The Institute for Supply Management, a trade group of purchasing managers, said Monday that its manufacturing index slipped to 58.7 last month from 59 in October. Any reading above 50 signals expansion. October’s figure matched a three-year high reached in August.
Manufacturing has been a key driver of growth this year, as Americans have ramped up their purchases of autos and electronics.
A measure of new orders rose and order backlogs jumped, both signs that output will likely remain strong in the coming months. A gauge of hiring dipped, but still pointed to solid job gains among manufacturing firms.

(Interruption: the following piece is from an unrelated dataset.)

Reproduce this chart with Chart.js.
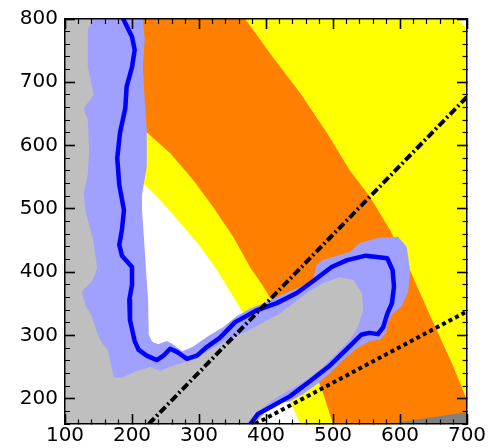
<!DOCTYPE html>
<html>
<head>
<meta charset="utf-8">
<script src="https://cdn.jsdelivr.net/npm/chart.js@4.4.1/dist/chart.umd.min.js"></script>
<style>
  html, body { margin: 0; padding: 0; background: #fff; }
  canvas { display: block; }
</style>
</head>
<body>
<canvas id="chart" width="490" height="448"></canvas>
<script>
// axes
const xRange = [100, 700];
const yRange = [160, 800];
const xTickLabels = [100, 200, 300, 400, 500, 600, 700];
const yTickLabels = [200, 300, 400, 500, 600, 700, 800];
const minorStep = 20;

// central contour (blue line)
const bestX = [184, 187, 200, 204, 200, 192, 190, 182, 178, 181, 188, 185, 181, 185, 200, 200, 196, 197, 204, 210, 222, 237, 248, 257, 267, 282, 297, 312, 331, 354, 387, 416, 446, 473, 498, 521, 549, 581, 589, 591, 588, 581, 575, 567, 554, 542, 525, 496, 466, 436, 409, 388, 377, 372];
const bestY = [810, 800, 772, 751, 724, 693, 659, 620, 580, 538, 498, 467, 443, 426, 408, 380, 356, 324, 291, 277, 268, 261, 269, 279, 274, 263, 268, 282, 296, 321, 340, 351, 367, 388, 408, 419, 426, 422, 403, 377, 351, 334, 313, 302, 304, 301, 283, 253, 228, 204, 188, 176, 160, 152];

// outer edge of the band (light blue)
const outerX = [216, 219, 216, 219, 222, 222, 218, 215, 215, 219, 224, 225, 230, 239, 252, 261, 275, 291, 312, 336, 357, 376, 396, 425, 451, 470, 475, 485, 525, 540, 566, 597, 610, 615, 612, 603, 590, 582, 579, 570, 555, 536, 515, 496, 476, 455, 436, 416, 402, 389, 385, 382, 80, 80, 216];
const outerY = [800, 767, 724, 672, 625, 566, 542, 522, 498, 435, 356, 301, 290, 286, 291, 286, 275, 282, 298, 313, 331, 342, 351, 365, 377, 388, 411, 419, 432, 446, 454, 456, 440, 403, 369, 347, 335, 321, 304, 293, 291, 280, 261, 241, 223, 207, 196, 192, 182, 167, 160, 140, 140, 820, 820];

// inner edge of the band (grey region)
const innerX = [142, 134, 134, 143, 128, 134, 136, 134, 128, 131, 142, 148, 142, 125, 131, 139, 149, 155, 164, 169, 173, 185, 208, 227, 242, 261, 287, 312, 339, 376, 421, 461, 485, 510, 530, 543, 545, 537, 525, 506, 485, 461, 436, 410, 391, 377, 370, 368, 80, 80, 142];
const innerY = [800, 783, 724, 680, 659, 640, 593, 554, 525, 494, 451, 407, 388, 369, 347, 332, 302, 288, 277, 253, 234, 233, 244, 250, 244, 252, 261, 274, 291, 309, 335, 367, 383, 392, 388, 367, 340, 313, 293, 272, 250, 230, 214, 198, 182, 168, 160, 140, 140, 820, 820];

// white region below the inner yellow band
const whiteX = [120, 170, 197, 219, 242, 272, 302, 327, 354, 376, 406, 428, 440, 451, 461, 60, 60];
const whiteY = [630, 590, 561, 538, 514, 478, 440, 403, 356, 317, 261, 214, 187, 160, 135, 135, 630];

// orange band
const orangeX = [60, 120, 180, 212, 222, 257, 291, 321, 351, 376, 394, 436, 476, 485, 500, 510, 724, 700, 678, 648, 615, 585, 555, 525, 491, 451, 410, 369, 340, 60];
const orangeY = [740, 700, 660, 640, 621, 588, 546, 503, 456, 408, 380, 309, 234, 209, 160, 135, 135, 198, 255, 324, 403, 467, 519, 561, 620, 683, 740, 800, 840, 840];

// yellow background
const yellowX = [50, 750, 750, 50];
const yellowY = [100, 100, 850, 850];

// corners
const cornerWhiteX = [670, 720, 720, 670];
const cornerWhiteY = [822, 757, 850, 850];
const cornerGreyX = [560, 720, 720, 560];
const cornerGreyY = [156.6, 182.2, 100, 100];

// straight lines
const dashDotX = [225, 700];
const dashDotY = [160, 677];
const dottedX = [384, 700];
const dottedY = [160, 338];

function pts(xs, ys) {
  return xs.map((x, i) => ({ x: x, y: ys[i] }));
}

function area(xs, ys, color) {
  return {
    data: pts(xs, ys),
    backgroundColor: color,
    borderColor: 'transparent',
    borderWidth: 0,
    fill: 'shape'
  };
}

function tickDash(innerStart) {
  return ctx => {
    const v = ctx.tick ? ctx.tick.value : 0;
    if (v % 100 === 0) return [];
    return innerStart ? [0, 5, 5, 30] : [5, 30];
  };
}

function tickWidth(ctx) {
  const v = ctx.tick ? ctx.tick.value : 0;
  return v % 100 === 0 ? 1.6 : 1.2;
}

function makeAxis(position, range, labels, size, innerStart) {
  const horizontal = position === 'top' || position === 'bottom';
  return {
    type: 'linear',
    position: position,
    min: range[0],
    max: range[1],
    ticks: {
      stepSize: minorStep,
      autoSkip: false,
      maxRotation: 0,
      display: labels !== null,
      color: '#000',
      font: { size: 20, family: 'DejaVu Sans' },
      padding: horizontal ? 10 : 17,
      callback: v => (labels && labels.includes(v)) ? String(v) : ''
    },
    grid: {
      z: 1,
      drawOnChartArea: false,
      tickLength: -10,
      tickColor: '#000',
      tickWidth: tickWidth,
      tickBorderDash: tickDash(innerStart)
    },
    border: { display: true, color: '#000', width: 1.5, z: 1 },
    afterFit: s => {
      if (horizontal) s.height = size; else s.width = size;
      // fixed frame, no extra room for overhanging labels
      s.paddingLeft = 0;
      s.paddingRight = 0;
      s.paddingTop = 0;
      s.paddingBottom = 0;
    }
  };
}

Chart.defaults.font.family = 'DejaVu Sans';

new Chart(document.getElementById('chart'), {
  type: 'line',
  data: {
    datasets: [
      {
        data: pts(dashDotX, dashDotY),
        borderColor: '#000',
        borderWidth: 4,
        borderDash: [8, 3, 2, 3],
        fill: false
      },
      {
        data: pts(dottedX, dottedY),
        borderColor: '#000',
        borderWidth: 4,
        borderDash: [4, 3.3],
        fill: false
      },
      {
        data: pts(bestX, bestY),
        borderColor: '#0000ff',
        borderWidth: 4.5,
        borderJoinStyle: 'round',
        borderCapStyle: 'round',
        fill: false
      },
      area(innerX, innerY, '#bfbfbf'),
      area(outerX, outerY, '#a0a0ff'),
      area(cornerGreyX, cornerGreyY, '#808080'),
      area(cornerWhiteX, cornerWhiteY, '#ffffff'),
      area(whiteX, whiteY, '#ffffff'),
      area(orangeX, orangeY, '#ff8000'),
      area(yellowX, yellowY, '#ffff00')
    ]
  },
  options: {
    responsive: false,
    animation: false,
    devicePixelRatio: 1,
    events: [],
    layout: { padding: 0, autoPadding: false },
    elements: {
      point: { radius: 0, hoverRadius: 0 },
      line: { tension: 0 }
    },
    plugins: {
      legend: { display: false },
      tooltip: { enabled: false }
    },
    scales: {
      x: makeAxis('bottom', xRange, xTickLabels, 24, false),
      x2: makeAxis('top', xRange, null, 19, true),
      y: makeAxis('left', yRange, yTickLabels, 65, true),
      y2: makeAxis('right', yRange, null, 23, false)
    }
  }
});
</script>
</body>
</html>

Overall, recent manufacturing reports have been mixed. Businesses ordered fewer big-ticket manufactured goods in October, and orders in a key category reflecting business investment plans fell for the second straight month.
That’s raised concerns that economic growth could slow in the final three months of this year. The economy expanded at a 4.25 percent annual rate in the April-June and July-September quarters. That was the best six months of growth for the U.S. economy since 2003.
But there have been recent signs that growth is slowing. Consumer spending rose only modestly in October. Many economists now forecast growth will slide to a 2.5 percent rate in the current October-December quarter.
Hiring has been healthy this year, helping propel the economy. Employers had added an average of 229,000 jobs a month this year, up from 194,000 in 2013. That has helped lower the unemployment rate to 5.8 percent, a six-year low, down from 7.2 percent 12 months ago.
But the additional jobs have yet to spur meaningful wage growth.